Besides the missionary, Sonoda, the incorporators were were J. L. Guelph-Norman,
already a Buddhist of Burmese association; Kathleen Melvena McIntire, Jenny
Ward Hays, Charles Frank Jones, Eliza R. H. Stoddard and Agnes White. The
"Dharma-Sangha" will soon have a temple of its own, as Japanese and as Buddhistic
with regard to its interior as the building ordinances, and the fire department of San Francisco will permit, but probably Americanized as to exterior in such degree as to avoid any appearance of what the unbelievers might call : "heathenism." Besides their wondrous patience and courtesy the missionaries of Buddhism have displayed not a little tact and diplomacy. In 'their services' aimed to attract and hold the westerner there is little of the formalism or ritualism of the Nishi Hongwanji at Kioto. The altar is simple, though, thoroughly oriental. The image of Buddha is inconspicuous, and the ceremony which prospective converts are invited to witness is not much more than an exposition of the principles of Buddhism. In their long planning for the conversion of the new world -- a planning which include personal inspection, of the field and intimate study of the views and prejudices of the Occident -- the missionary Buddhists
saw the possible danger of an out-cry against idolatry and heathenish sacrifices to images if the splendid ceremonials of their faith were revealed all at once to a people who regarded Buddhism as plain paganism. They had heard in the Christian missions at Kioto the Christian hymn, which tells how
"The heathen in their blindness,
Bow down to wood and stone,"
and they measured carefully the possibility of a crusade against them and their outlandish practices in the country across the sea. On this account, they decided
to address the situation with a mere exposition of the Buddhistic principles, omitting most of the solemn and elaborate rituals of the Shin-Shiu. For Japanese, converted or reclaimed, they planned and are holding regularly in San Francisco services that lack only the magnificent setting of the Nishi Hongwanji, and the hosts of gorgeously robed priests to make them all that Buddhist worship in Kioto offers, to the eye and
ear; and yet, simple, though it be, and shorn of glittering formalism, a Sunday morning service at the pioneer mission is curiously interesting. Down the gentle
slope of Polk street, half way of a square crowded with homes of the fairly well-to-do, stands the western outpost of Buddhism, a sober, old-fashioned two-story house that doubtless was, in its day, a comfortable and roomy residence. The little missionary, Rev. T. Mizuki, standing in his pulpit which hides, for the time being, most of the gorgeous altar, is undisturbed by the outer inharmonies. Somber enough he is in his black gauzelike stole, falling in crisp, full folds to his feet. About his shoulders, like the familiar fraternal regalia, is an embroidered collar of white. On his wrist hangs the rosary of Buddhism.

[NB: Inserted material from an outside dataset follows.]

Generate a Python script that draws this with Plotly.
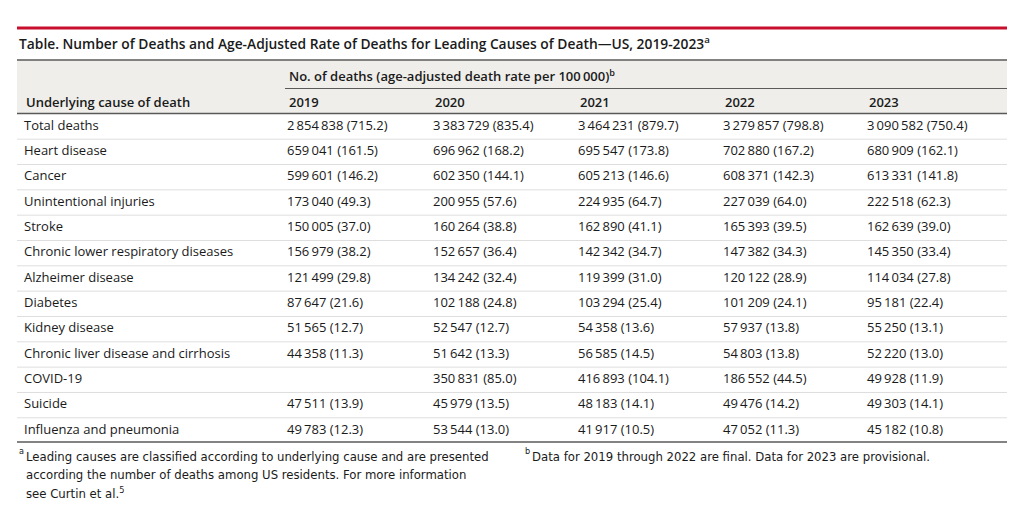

And the outpost in San Francisco is not all of the invasion. Already the founder of the mission here, Sonoda, is in Berlin, where on April 7th, Japanese officers, legation attaches and travelers joined in the celebration of Buddha's birthday. Nishijima, who came as Sonoda's assistant, is in the interior of California, paving the way to the establishment of missions at Sacramento and Fresno. At Sacramento a temple is about to be erected, $6,000 having been raised already for buying the ground. In London is the Right Reverend Kozui Otani, son of the titled High Priest Kioto, who will return to Japan after a long tour of the world, devoted to close study of social and religious conditions.
The above article appeared in July 1901 in a newspaper called The Atlanta Constitution.